USGA Addresses Intent Question, Status Of Justin Thomas Peace Talks
/Andrew Both of Reuters talks to the USGA’s Thomas Pagel gives us an update on the broken club rule that inspired Justin Thomas’s Honda Classic outrage at 2019’s new rules. The spat spilled onto Twitter.
The new rule allows players to continue using a damaged club, even bending it back into shape if possible, but not to replace it during a round.
"You can just add that one to the list of rules that don't make any sense," Thomas told reporters.
"If you break or bend the club in play, I don't see where the harm is in replacing it."
Pagel disputes the new rule does not make sense.
"That rule used to be so complicated (determining) when a club was damaged, unfit," Pagel told Reuters in an interview.
"We said let's simplify it. You can start with up to 14 (clubs) and if one becomes damaged you’re not able to replace it.
"Justin and I have connected. I thought it was very positive conversation. I want to keep the nature of it private."
Michael Bamberger was also afforded phone time with Pagel for a Golf.com item on the new rules and notes this following Webb Simpson’s unfortunate freak Players penalty, prompting Pagel to remind why intent cannot drive the rules.
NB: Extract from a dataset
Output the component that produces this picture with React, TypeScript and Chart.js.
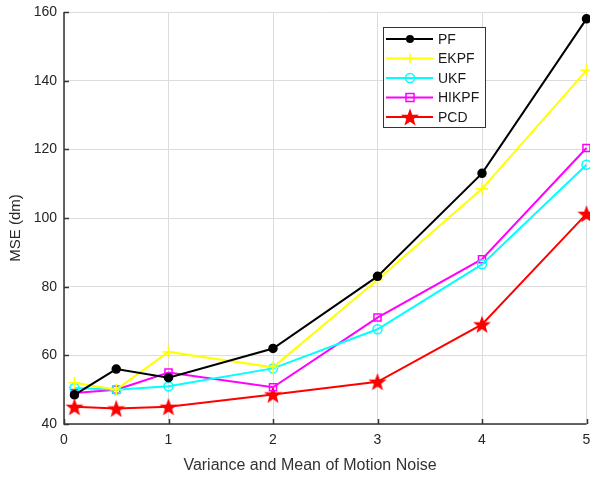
import React, { useEffect, useRef } from 'react';
import { Chart, registerables } from 'chart.js';
Chart.register(...registerables);

const xValues = [0.1, 0.5, 1, 2, 3, 4, 5];
const pf = [48.5, 56, 53.5, 62, 83, 113, 158];
const ekpf = [52, 50, 61, 56.5, 82, 108.5, 143];
const ukf = [50.5, 50, 51, 56.2, 67.6, 86.5, 115.5];
const hikpf = [49, 50, 55, 50.7, 71, 88, 120.4];
const pcd = [45, 44.5, 45, 48.6, 52.3, 69, 101.2];
const seriesNames = ['PF', 'EKPF', 'UKF', 'HIKPF', 'PCD'];
const seriesColors = ['#000000', '#ffff00', '#00ffff', '#ff00ff', '#ff0000'];
const xTitle = 'Variance and Mean of Motion Noise';
const yTitle = 'MSE (dm)';

function starPath(ctx: CanvasRenderingContext2D, cx: number, cy: number, R: number, r: number) {
  ctx.beginPath();
  for (let i = 0; i < 10; i++) {
    const rad = i % 2 === 0 ? R : r;
    const a = -Math.PI / 2 + (i * Math.PI) / 5;
    const x = cx + rad * Math.cos(a);
    const y = cy + rad * Math.sin(a);
    if (i === 0) ctx.moveTo(x, y);
    else ctx.lineTo(x, y);
  }
  ctx.closePath();
}

function makeStar(color: string) {
  const c = document.createElement('canvas');
  c.width = 20;
  c.height = 20;
  const ctx = c.getContext('2d')!;
  starPath(ctx, 10, 10.8, 9.5, 3.9);
  ctx.fillStyle = color;
  ctx.fill();
  return c;
}

function drawMarker(ctx: CanvasRenderingContext2D, kind: number, x: number, y: number, color: string) {
  ctx.save();
  ctx.strokeStyle = color;
  ctx.fillStyle = color;
  ctx.lineWidth = 1.5;
  if (kind === 0) {
    ctx.beginPath();
    ctx.arc(x, y, 4, 0, Math.PI * 2);
    ctx.fill();
  } else if (kind === 1) {
    ctx.beginPath();
    ctx.moveTo(x, y - 5);
    ctx.lineTo(x, y + 5);
    ctx.moveTo(x - 5, y);
    ctx.lineTo(x + 5, y);
    ctx.stroke();
  } else if (kind === 2) {
    ctx.beginPath();
    ctx.arc(x, y, 4.5, 0, Math.PI * 2);
    ctx.stroke();
  } else if (kind === 3) {
    ctx.strokeRect(x - 4, y - 4, 8, 8);
  } else {
    starPath(ctx, x, y + 0.8, 9.5, 3.9);
    ctx.fill();
  }
  ctx.restore();
}

const legendPlugin = {
  id: 'boxLegend',
  afterDatasetsDraw(chart: any) {
    const ctx: CanvasRenderingContext2D = chart.ctx;
    const bx = 383, by = 27, bw = 102, bh = 100;
    ctx.save();
    ctx.fillStyle = '#ffffff';
    ctx.fillRect(bx, by, bw, bh);
    ctx.strokeStyle = '#333333';
    ctx.lineWidth = 1;
    ctx.strokeRect(bx + 0.5, by + 0.5, bw, bh);
    ctx.font = '14px "Liberation Sans", Arial, sans-serif';
    ctx.textBaseline = 'middle';
    seriesNames.forEach((name, i) => {
      const y = by + 12 + i * 19.5;
      ctx.strokeStyle = seriesColors[i];
      ctx.lineWidth = 2;
      ctx.beginPath();
      ctx.moveTo(bx + 3, y);
      ctx.lineTo(bx + 50, y);
      ctx.stroke();
      drawMarker(ctx, i, bx + 27, y, seriesColors[i]);
      ctx.fillStyle = '#1a1a1a';
      ctx.fillText(name, bx + 55, y + 1);
    });
    ctx.restore();
  },
};

const tickPlugin = {
  id: 'innerTicks',
  afterDraw(chart: any) {
    const ctx: CanvasRenderingContext2D = chart.ctx;
    const { left, bottom, top } = chart.chartArea;
    const xs = chart.scales.x;
    const ys = chart.scales.y;
    ctx.save();
    ctx.strokeStyle = '#333333';
    ctx.lineWidth = 1.5;
    ctx.beginPath();
    ys.ticks.forEach((t: any) => {
      const y = Math.round(ys.getPixelForValue(t.value)) + 0.5;
      ctx.moveTo(left, y);
      ctx.lineTo(left + 5, y);
    });
    xs.ticks.forEach((t: any) => {
      const x = Math.round(xs.getPixelForValue(t.value)) + 0.5;
      ctx.moveTo(x, bottom);
      ctx.lineTo(x, bottom - 5);
    });
    ctx.moveTo(left, top);
    ctx.lineTo(left, bottom);
    ctx.lineTo(chart.chartArea.right, bottom);
    ctx.stroke();
    // axis titles
    ctx.font = '16px "Liberation Sans", Arial, sans-serif';
    ctx.fillStyle = '#333333';
    ctx.textAlign = 'center';
    ctx.textBaseline = 'middle';
    ctx.fillText(xTitle, 310, 466);
    ctx.font = '15px "Liberation Sans", Arial, sans-serif';
    ctx.fillStyle = '#262626';
    ctx.translate(16, 228);
    ctx.rotate(-Math.PI / 2);
    ctx.fillText(yTitle, 0, 0);
    ctx.restore();
  },
};

export default function App() {
  const ref = useRef<HTMLCanvasElement>(null);
  useEffect(() => {
    const star = makeStar('#ff0000');
    const data = [pf, ekpf, ukf, hikpf, pcd];
    const styles: any[] = ['circle', 'cross', 'circle', 'rect', star];
    const datasets = data.map((vals, i) => ({
      label: seriesNames[i],
      data: vals.map((v, j) => ({ x: xValues[j], y: v })),
      borderColor: seriesColors[i],
      backgroundColor: i === 0 ? '#000000' : i === 4 ? '#ff0000' : 'rgba(0,0,0,0)',
      pointBorderColor: seriesColors[i],
      pointBackgroundColor: i === 0 ? '#000000' : 'rgba(0,0,0,0)',
      pointStyle: styles[i],
      pointRadius: i === 1 ? 6 : i === 3 ? 5 : i === 0 ? 4 : 4.5,
      pointBorderWidth: 1.5,
      borderWidth: 2,
      tension: 0,
      clip: false as any,
    }));
    const font = { family: '"Liberation Sans", Arial, sans-serif', size: 14 };
    const chart = new Chart(ref.current!, {
      type: 'line',
      data: { datasets },
      options: {
        animation: false,
        responsive: false,
        maintainAspectRatio: false,
        layout: { padding: { left: 0, top: 12, right: 0, bottom: 0 } },
        plugins: { legend: { display: false }, tooltip: { enabled: false } },
        scales: {
          x: {
            type: 'linear',
            min: 0,
            max: 5,
            ticks: { stepSize: 1, color: '#262626', font, padding: 8 },
            grid: { color: '#dcdcdc', drawTicks: false, lineWidth: 1 },
            border: { display: false },
            title: { display: false, text: xTitle },
            afterFit: (s: any) => { s.height = 53; s.paddingLeft = 0; s.paddingRight = 0; },
          },
          y: {
            min: 40,
            max: 160,
            ticks: { stepSize: 20, color: '#262626', font, padding: 7 },
            grid: { color: '#dcdcdc', drawTicks: false, lineWidth: 1 },
            border: { display: false },
            title: { display: false, text: yTitle },
            afterFit: (s: any) => { s.width = 64; s.paddingTop = 0; s.paddingBottom = 0; },
          },
        },
      },
      plugins: [tickPlugin, legendPlugin],
    } as any);
    return () => chart.destroy();
  }, []);
  return (
    <div style={{ position: 'fixed', left: 0, top: 0, width: 590, height: 477, overflow: 'hidden', background: '#fff' }}>
      <canvas ref={ref} width={594} height={477} style={{ width: 594, height: 477, display: 'block' }} />
    </div>
  );
}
Pagel expressed sympathy for Simpson’s bad luck and then dutifully explained why the rulebook gives a player a one-shot penalty if you’re off the green and no penalty if you’re on it. The latter, the so-called Dustin Johnson Rule of 2016, allows for that fact that you might have already had your hand on a ball on the green, that greens are more closely mown, and that a random outside agency – most notably wind – can move a ball on a green more readily.
“As much as possible, the rulebook tries to keep the question of ‘intent’ out of the discussion, because intention is hard to define,” Pagel said.
One person, for instance, could claim an exemption from a penalty because of intention while another, in those same circumstances, might not. That’s not a level playing field.